Records contained in a dataset
'''

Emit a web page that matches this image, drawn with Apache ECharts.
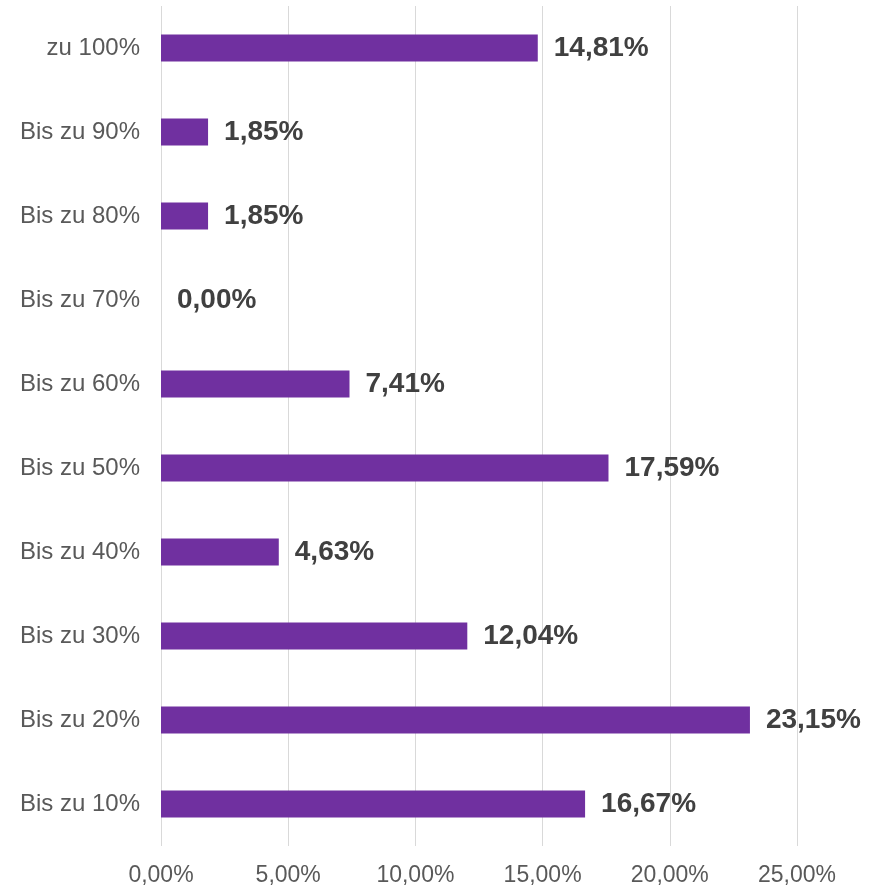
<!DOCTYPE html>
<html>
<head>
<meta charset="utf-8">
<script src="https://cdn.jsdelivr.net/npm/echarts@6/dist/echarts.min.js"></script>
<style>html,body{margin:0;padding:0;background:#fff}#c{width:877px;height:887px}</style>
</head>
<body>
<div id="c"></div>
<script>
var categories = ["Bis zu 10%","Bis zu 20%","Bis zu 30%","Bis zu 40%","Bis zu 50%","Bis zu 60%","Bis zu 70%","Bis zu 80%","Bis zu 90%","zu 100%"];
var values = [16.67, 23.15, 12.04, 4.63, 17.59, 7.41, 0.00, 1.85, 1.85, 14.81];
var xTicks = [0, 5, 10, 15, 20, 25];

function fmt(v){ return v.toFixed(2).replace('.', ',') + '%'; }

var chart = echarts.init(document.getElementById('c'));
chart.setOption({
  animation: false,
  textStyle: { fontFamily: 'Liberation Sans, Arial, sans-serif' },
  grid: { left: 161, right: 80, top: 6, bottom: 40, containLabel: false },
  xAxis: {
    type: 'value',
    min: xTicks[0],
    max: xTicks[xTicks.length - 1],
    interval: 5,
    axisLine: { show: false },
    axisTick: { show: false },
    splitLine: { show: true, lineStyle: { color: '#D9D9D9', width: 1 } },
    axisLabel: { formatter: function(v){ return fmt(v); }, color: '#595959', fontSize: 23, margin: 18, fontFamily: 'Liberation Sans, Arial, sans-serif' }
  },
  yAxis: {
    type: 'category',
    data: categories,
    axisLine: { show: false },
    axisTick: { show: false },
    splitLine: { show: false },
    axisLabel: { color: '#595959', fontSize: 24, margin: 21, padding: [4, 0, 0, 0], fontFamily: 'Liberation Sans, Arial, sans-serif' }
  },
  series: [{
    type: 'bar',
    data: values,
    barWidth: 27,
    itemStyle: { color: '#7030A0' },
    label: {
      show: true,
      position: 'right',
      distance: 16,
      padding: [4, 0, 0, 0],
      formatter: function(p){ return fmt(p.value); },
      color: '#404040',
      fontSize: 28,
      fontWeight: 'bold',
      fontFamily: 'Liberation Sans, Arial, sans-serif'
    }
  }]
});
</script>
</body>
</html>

'''
'''

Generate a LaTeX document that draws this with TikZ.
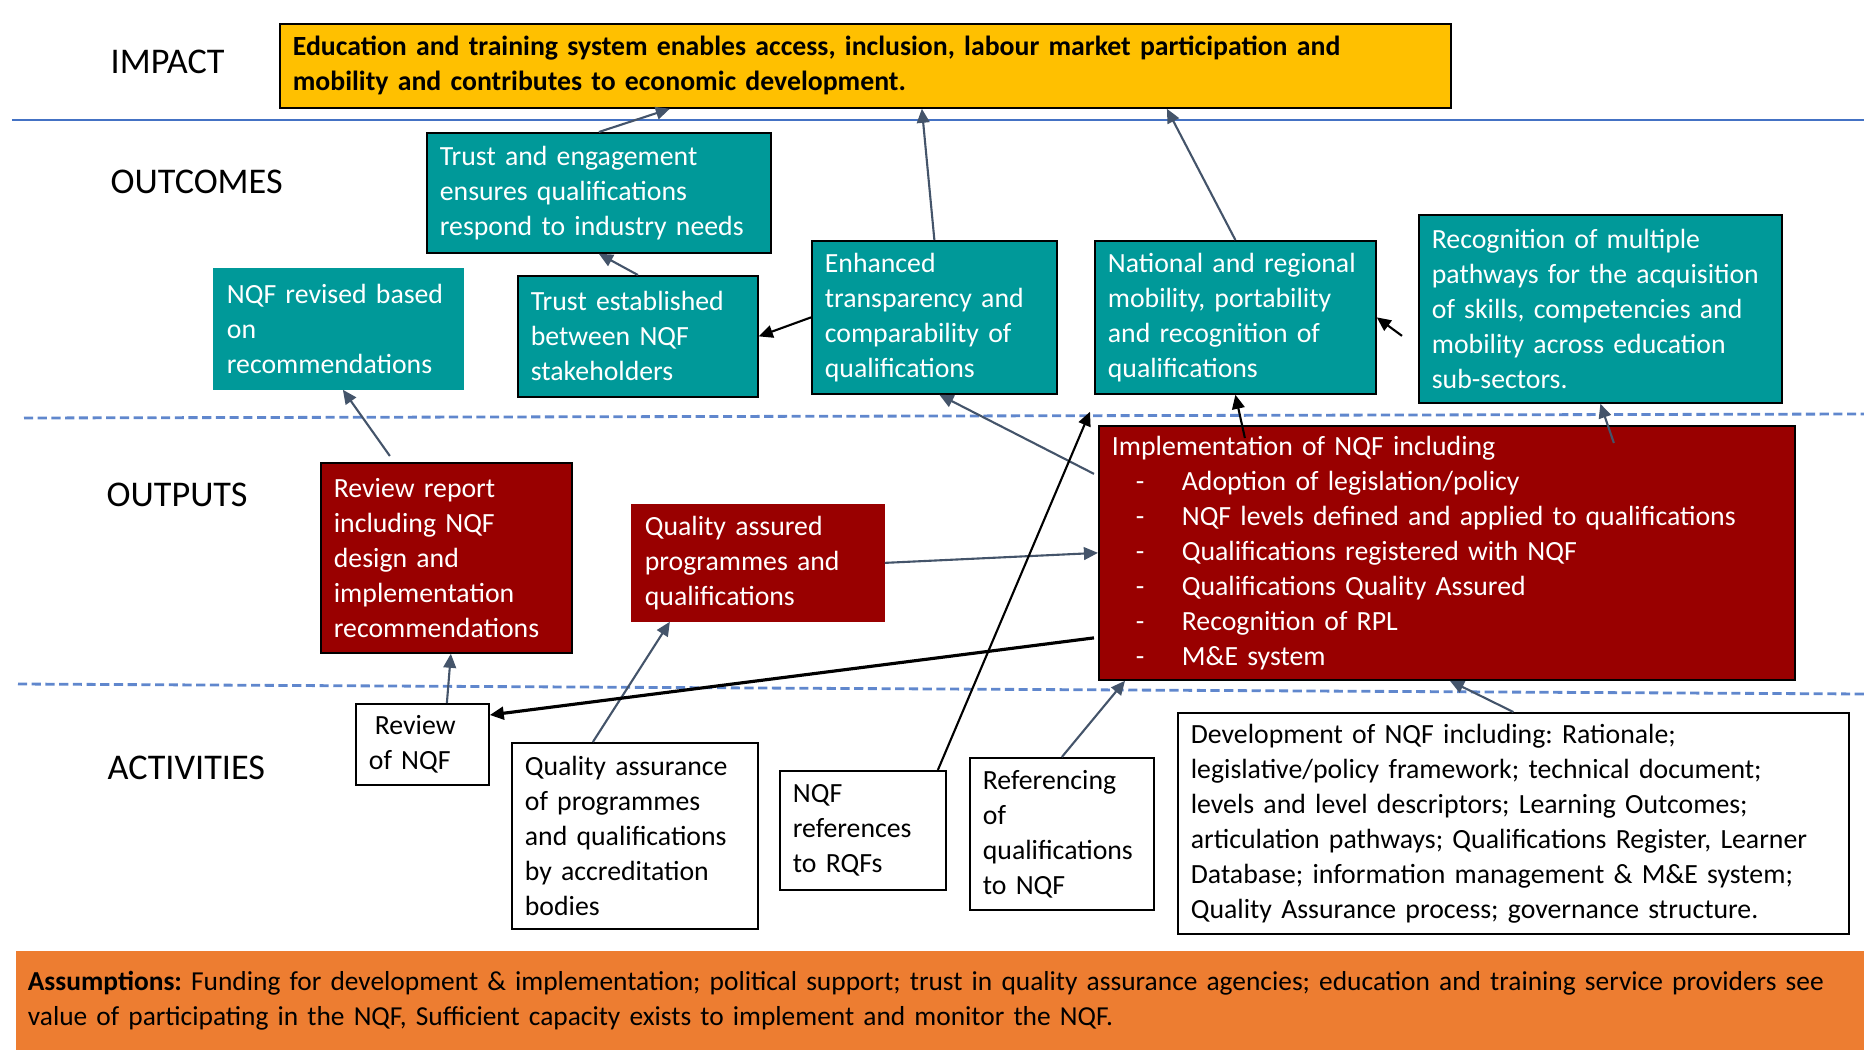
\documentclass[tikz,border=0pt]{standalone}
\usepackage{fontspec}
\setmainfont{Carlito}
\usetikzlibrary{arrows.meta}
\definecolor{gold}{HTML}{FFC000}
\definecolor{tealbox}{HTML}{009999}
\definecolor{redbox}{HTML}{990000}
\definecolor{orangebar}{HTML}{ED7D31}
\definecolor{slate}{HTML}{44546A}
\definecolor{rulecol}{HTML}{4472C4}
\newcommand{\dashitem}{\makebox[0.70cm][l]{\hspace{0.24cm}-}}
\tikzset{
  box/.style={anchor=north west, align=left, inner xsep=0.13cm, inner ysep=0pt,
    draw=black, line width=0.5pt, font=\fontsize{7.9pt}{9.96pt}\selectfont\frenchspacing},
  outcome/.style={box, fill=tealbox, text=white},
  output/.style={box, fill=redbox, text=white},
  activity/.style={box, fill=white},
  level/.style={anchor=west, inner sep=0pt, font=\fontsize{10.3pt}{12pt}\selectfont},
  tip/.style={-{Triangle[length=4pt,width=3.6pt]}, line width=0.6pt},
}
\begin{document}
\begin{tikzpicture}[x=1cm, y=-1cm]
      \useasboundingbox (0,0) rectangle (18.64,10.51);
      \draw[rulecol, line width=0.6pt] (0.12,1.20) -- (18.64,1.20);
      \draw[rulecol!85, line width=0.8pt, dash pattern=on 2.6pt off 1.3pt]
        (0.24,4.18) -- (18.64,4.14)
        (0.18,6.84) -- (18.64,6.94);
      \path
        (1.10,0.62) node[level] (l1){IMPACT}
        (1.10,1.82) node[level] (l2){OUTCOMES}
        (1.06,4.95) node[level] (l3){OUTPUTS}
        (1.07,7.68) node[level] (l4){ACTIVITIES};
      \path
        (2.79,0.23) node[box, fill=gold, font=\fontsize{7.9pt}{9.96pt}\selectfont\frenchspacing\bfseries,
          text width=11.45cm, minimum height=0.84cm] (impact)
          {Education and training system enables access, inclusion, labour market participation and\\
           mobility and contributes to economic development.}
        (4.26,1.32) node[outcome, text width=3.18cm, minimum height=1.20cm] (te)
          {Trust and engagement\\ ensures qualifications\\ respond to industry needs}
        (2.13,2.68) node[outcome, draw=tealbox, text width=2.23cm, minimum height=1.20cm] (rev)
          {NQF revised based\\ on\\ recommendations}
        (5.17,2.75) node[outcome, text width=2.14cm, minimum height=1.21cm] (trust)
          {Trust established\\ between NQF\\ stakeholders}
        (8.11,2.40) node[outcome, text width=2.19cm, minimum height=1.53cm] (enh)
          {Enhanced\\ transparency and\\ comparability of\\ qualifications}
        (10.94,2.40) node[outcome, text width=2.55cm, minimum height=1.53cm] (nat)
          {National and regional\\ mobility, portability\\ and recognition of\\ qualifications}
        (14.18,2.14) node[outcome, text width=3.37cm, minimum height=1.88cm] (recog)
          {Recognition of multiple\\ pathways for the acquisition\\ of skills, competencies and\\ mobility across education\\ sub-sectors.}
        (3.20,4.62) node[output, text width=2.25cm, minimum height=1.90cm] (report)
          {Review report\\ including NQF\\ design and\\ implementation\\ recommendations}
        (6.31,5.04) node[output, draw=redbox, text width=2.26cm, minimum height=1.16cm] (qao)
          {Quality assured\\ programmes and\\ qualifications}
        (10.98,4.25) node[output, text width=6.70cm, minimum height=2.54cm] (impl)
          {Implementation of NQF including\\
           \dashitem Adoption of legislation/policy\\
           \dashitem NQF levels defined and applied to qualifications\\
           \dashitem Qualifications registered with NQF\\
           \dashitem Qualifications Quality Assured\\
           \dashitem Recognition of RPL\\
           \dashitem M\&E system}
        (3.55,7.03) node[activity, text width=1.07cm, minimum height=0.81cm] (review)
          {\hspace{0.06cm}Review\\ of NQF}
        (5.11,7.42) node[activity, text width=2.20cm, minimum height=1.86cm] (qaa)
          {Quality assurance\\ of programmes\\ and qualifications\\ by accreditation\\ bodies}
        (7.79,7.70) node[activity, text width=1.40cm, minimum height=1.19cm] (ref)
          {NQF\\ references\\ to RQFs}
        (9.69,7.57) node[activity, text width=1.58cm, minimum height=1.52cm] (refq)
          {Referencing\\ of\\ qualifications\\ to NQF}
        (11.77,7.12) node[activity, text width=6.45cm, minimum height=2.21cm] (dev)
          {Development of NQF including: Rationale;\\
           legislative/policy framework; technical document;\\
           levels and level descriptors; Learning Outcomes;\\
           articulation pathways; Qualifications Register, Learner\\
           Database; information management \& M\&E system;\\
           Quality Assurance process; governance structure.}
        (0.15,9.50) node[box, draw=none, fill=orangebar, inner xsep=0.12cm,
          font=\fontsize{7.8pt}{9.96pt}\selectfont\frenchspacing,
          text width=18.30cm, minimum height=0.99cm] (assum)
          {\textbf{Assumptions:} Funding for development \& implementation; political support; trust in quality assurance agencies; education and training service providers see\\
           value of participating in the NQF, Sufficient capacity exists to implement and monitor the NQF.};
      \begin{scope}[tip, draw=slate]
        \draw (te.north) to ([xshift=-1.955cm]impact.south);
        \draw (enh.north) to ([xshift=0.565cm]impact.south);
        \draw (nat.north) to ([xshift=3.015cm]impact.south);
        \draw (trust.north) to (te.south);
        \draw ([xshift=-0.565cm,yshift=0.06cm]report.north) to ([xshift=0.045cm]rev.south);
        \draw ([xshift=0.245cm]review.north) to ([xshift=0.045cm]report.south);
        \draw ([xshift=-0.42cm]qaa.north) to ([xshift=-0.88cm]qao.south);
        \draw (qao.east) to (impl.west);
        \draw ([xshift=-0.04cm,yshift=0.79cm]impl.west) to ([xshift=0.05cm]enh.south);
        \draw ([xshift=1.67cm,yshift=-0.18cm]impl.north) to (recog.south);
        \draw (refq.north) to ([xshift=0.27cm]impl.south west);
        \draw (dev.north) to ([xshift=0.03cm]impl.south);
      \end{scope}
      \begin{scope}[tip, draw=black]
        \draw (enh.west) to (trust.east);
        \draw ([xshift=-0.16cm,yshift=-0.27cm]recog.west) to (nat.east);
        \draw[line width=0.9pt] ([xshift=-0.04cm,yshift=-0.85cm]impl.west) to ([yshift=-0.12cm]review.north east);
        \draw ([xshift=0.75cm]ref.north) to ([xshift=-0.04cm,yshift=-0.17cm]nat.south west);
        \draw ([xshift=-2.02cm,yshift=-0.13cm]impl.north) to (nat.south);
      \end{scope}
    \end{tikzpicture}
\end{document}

'''
'''

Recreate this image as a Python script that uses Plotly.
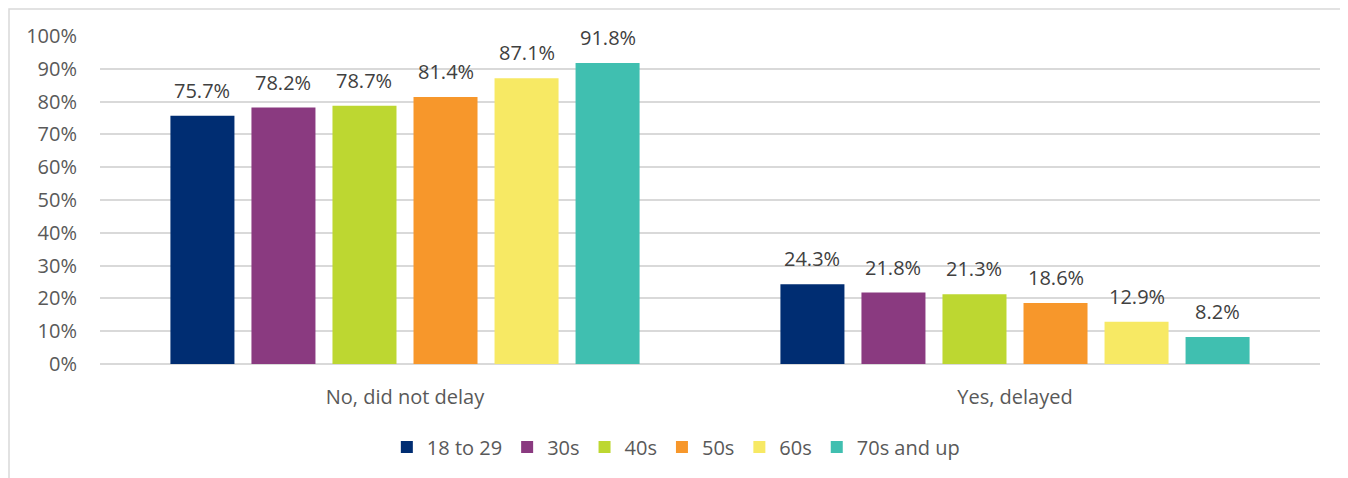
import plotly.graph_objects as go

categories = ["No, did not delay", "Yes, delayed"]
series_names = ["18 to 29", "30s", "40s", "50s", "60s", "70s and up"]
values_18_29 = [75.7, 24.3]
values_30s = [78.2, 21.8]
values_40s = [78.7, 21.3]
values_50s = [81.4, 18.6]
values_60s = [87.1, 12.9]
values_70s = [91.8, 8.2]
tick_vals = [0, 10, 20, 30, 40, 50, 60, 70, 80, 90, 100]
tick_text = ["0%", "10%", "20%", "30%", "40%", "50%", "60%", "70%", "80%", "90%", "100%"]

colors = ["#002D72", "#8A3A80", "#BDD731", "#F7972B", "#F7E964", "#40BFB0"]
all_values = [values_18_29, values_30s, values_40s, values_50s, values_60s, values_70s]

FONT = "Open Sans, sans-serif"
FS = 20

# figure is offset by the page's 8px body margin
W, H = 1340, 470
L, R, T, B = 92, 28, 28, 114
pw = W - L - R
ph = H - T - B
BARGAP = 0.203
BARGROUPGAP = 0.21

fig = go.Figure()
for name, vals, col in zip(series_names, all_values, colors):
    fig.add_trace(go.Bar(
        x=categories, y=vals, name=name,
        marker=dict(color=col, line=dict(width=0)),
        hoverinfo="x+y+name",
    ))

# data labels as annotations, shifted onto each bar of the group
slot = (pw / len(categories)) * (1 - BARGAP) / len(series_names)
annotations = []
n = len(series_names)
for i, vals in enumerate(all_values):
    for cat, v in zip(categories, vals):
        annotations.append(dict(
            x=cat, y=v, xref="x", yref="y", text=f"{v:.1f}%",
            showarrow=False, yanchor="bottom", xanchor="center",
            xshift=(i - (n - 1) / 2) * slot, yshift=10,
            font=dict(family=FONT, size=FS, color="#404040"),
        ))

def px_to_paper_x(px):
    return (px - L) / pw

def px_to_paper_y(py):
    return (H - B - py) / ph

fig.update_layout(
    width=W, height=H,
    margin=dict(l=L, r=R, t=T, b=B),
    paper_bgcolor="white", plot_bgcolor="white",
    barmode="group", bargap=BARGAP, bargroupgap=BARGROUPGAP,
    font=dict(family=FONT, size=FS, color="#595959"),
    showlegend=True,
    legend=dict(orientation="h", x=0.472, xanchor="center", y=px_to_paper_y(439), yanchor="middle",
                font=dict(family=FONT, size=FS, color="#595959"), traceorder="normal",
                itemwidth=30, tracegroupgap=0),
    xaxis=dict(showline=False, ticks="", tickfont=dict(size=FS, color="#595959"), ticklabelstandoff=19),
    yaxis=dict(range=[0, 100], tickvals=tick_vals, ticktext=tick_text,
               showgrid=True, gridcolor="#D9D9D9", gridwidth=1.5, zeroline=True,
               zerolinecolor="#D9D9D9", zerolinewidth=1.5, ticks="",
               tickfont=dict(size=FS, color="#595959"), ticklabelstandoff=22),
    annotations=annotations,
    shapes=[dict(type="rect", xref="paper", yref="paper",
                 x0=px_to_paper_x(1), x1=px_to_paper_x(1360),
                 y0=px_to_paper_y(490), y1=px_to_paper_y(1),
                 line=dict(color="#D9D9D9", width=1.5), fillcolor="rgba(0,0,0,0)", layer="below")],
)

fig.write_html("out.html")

'''

TASK STATEMENT: Copy, exactly as they stand, the lines from the one that holds "Emit a web page" to the one that holds "return v.toFixed(2).replace('.', ',')", both included, and drop every picture.

TASK RESPONSE:
Emit a web page that matches this image, drawn with Apache ECharts.
<!DOCTYPE html>
<html>
<head>
<meta charset="utf-8">
<script src="https://cdn.jsdelivr.net/npm/echarts@6/dist/echarts.min.js"></script>
<style>html,body{margin:0;padding:0;background:#fff}#c{width:877px;height:887px}</style>
</head>
<body>
<div id="c"></div>
<script>
var categories = ["Bis zu 10%","Bis zu 20%","Bis zu 30%","Bis zu 40%","Bis zu 50%","Bis zu 60%","Bis zu 70%","Bis zu 80%","Bis zu 90%","zu 100%"];
var values = [16.67, 23.15, 12.04, 4.63, 17.59, 7.41, 0.00, 1.85, 1.85, 14.81];
var xTicks = [0, 5, 10, 15, 20, 25];

function fmt(v){ return v.toFixed(2).replace('.', ',') + '%'; }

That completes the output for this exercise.